Funny, considering how up-in-arms these same people are today as a result of her refusing to do just that in the New Haven case. 

Judicial Activism occurs when a judge legislates from the bench. Typically, it is a judge’s responsibility to apply applicable law- using legal precedent- in making his/her rulings. Creating new laws is the responsibility of Congress- the Legislative Branch of government. When a judge attempts to circumvent written law, he/she is called a Judicial Activist.

Some famous cases involving judicial activism include Dred Scott, Roe v. Wade, Brown v. The Board of Education and Plessy v. Ferguson. While landmark cases for sure, their rulings were the response to scenarios in which no previous legal precedent existed, and so judges had no applicable law to fall back on. Therefore, they had to interpret the Constitution, resulting in a ruling that in effect created its own legal precedent for future cases to utilize.

Generally speaking, I am no fan of Judicial Activism. I think the law is in place for a reason, and if I disagree with a law, the proper venue for me to express my dissatisfaction is with my congressional representatives. They are the people charged with making the laws, while judges are responsible for upholding them, as written.

I don’t know how I feel about the New Haven case. 

I  sympathize with Frank Ricci. I learned, while researching this case, that he is dyslexic, and had to work exceptionally hard to pass the test- let alone score as highly as he did.
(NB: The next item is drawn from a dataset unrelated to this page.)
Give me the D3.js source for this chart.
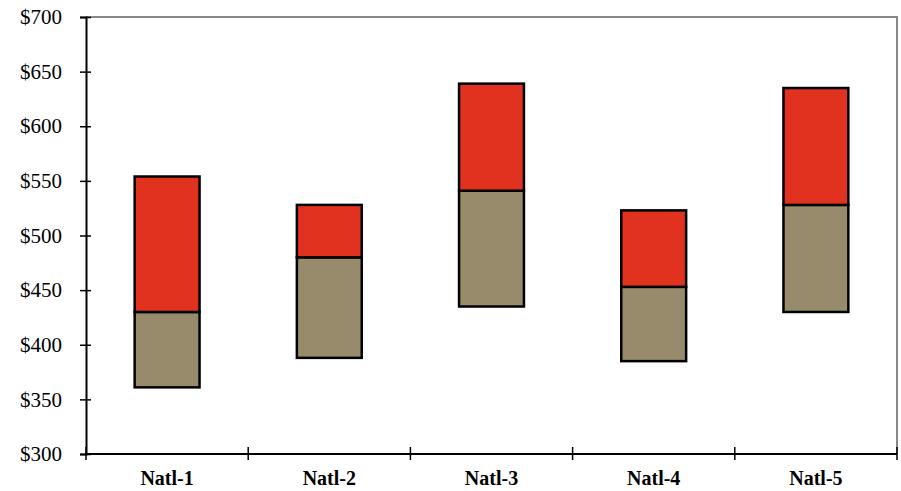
<!DOCTYPE html>
<html><head><meta charset="utf-8">
<script src="https://cdn.jsdelivr.net/npm/d3@7"></script>
<style>body{margin:0;background:#fff}svg{display:block}</style>
</head><body>
<svg id="c" width="901" height="491"></svg>
<script>
const categories = ["Natl-1","Natl-2","Natl-3","Natl-4","Natl-5"];
const lowValues  = [361, 388, 435, 385, 430];
const midValues  = [430, 480, 541, 453, 528];
const highValues = [554, 528, 639, 523, 635];
const yTicks = [300,350,400,450,500,550,600,650,700];

const svg = d3.select("#c");
const L = 86, R = 897, T = 17, B = 454;
const x = d3.scaleBand().domain(categories).range([L, R]).paddingInner(0.6).paddingOuter(0.3);
const xb = d3.scaleBand().domain(categories).range([L, R]);
const y = d3.scaleLinear().domain([300, 700]).range([B, T]);

// frame top/right gray
svg.append("path").attr("d", `M${L},${T}H${R}V${B}`).attr("fill","none").attr("stroke","#888").attr("stroke-width",2);

const data = categories.map((c,i)=>({c, lo:lowValues[i], mid:midValues[i], hi:highValues[i]}));
const g = svg.append("g");
g.selectAll("rect.lo").data(data).join("rect").attr("class","lo")
  .attr("x", d=>x(d.c)).attr("width", x.bandwidth())
  .attr("y", d=>y(d.mid)).attr("height", d=>y(d.lo)-y(d.mid))
  .attr("fill","#978b6b").attr("stroke","#000").attr("stroke-width",2.5);
g.selectAll("rect.hi").data(data).join("rect").attr("class","hi")
  .attr("x", d=>x(d.c)).attr("width", x.bandwidth())
  .attr("y", d=>y(d.hi)).attr("height", d=>y(d.mid)-y(d.hi))
  .attr("fill","#e0321e").attr("stroke","#000").attr("stroke-width",2.5);

// y axis
const ya = svg.append("g").attr("transform",`translate(${L},0)`)
  .call(d3.axisLeft(y).tickValues(yTicks).tickFormat(d=>"$"+d).tickSize(6).tickPadding(18));
ya.select(".domain").attr("stroke","#000").attr("stroke-width",2);
ya.selectAll(".tick line").attr("stroke","#000").attr("stroke-width",1.5).attr("x2",5).attr("x1",-6);
ya.selectAll("text").attr("font-family","'Liberation Serif','Times New Roman',serif").attr("font-size",21).attr("fill","#000");

// x axis
const xa = svg.append("g").attr("transform",`translate(0,${B})`);
xa.append("line").attr("x1",L).attr("x2",R).attr("stroke","#000").attr("stroke-width",2);
const bounds = categories.map(c=>xb(c)).concat([R]);
xa.selectAll("line.t").data(bounds).join("line").attr("class","t")
  .attr("x1",d=>d).attr("x2",d=>d).attr("y1",-7).attr("y2",6).attr("stroke","#000").attr("stroke-width",1.5);
xa.selectAll("text").data(categories).join("text")
  .attr("x",d=>xb(d)+xb.bandwidth()/2).attr("y",31).attr("text-anchor","middle")
  .attr("font-family","'Liberation Serif','Times New Roman',serif").attr("font-weight","bold").attr("font-size",20)
  .text(d=>d);
</script>
</body></html>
However, I also sympathize with any hard-working minority, who as the result of a racially-skewed test, is effectively shut out of a promotion process that he or she deserves to be a part of as much as anyone else.

Overall, I am happy that a law such as Title VII is on the books, and I’m happier that it’s a federal law. To me, any law that makes discrimination illegal in all 50 states certainly has its merits.

If anyone, I fault the city of New Haven in this case. Had they come up with a non-biased test to begin with, both Frank Ricci and any other qualified employee would have been promoted… and everyone would be happy. I applaud the city for taking the steps necessary to correct its error by throwing out the test, but I mourn the casualties such an action created. Sometimes the right thing to do is not the easy thing to do… and sometimes when we make mistakes- even honest ones- it’s the innocent bystanders that are hurt the most.

Frank Ricci, it seems, has suffered quite a bit, as have other hard-working minority fire fighters. Every last one of them deserved a chance at bettering themselves… and yet all of them have suffered greatly.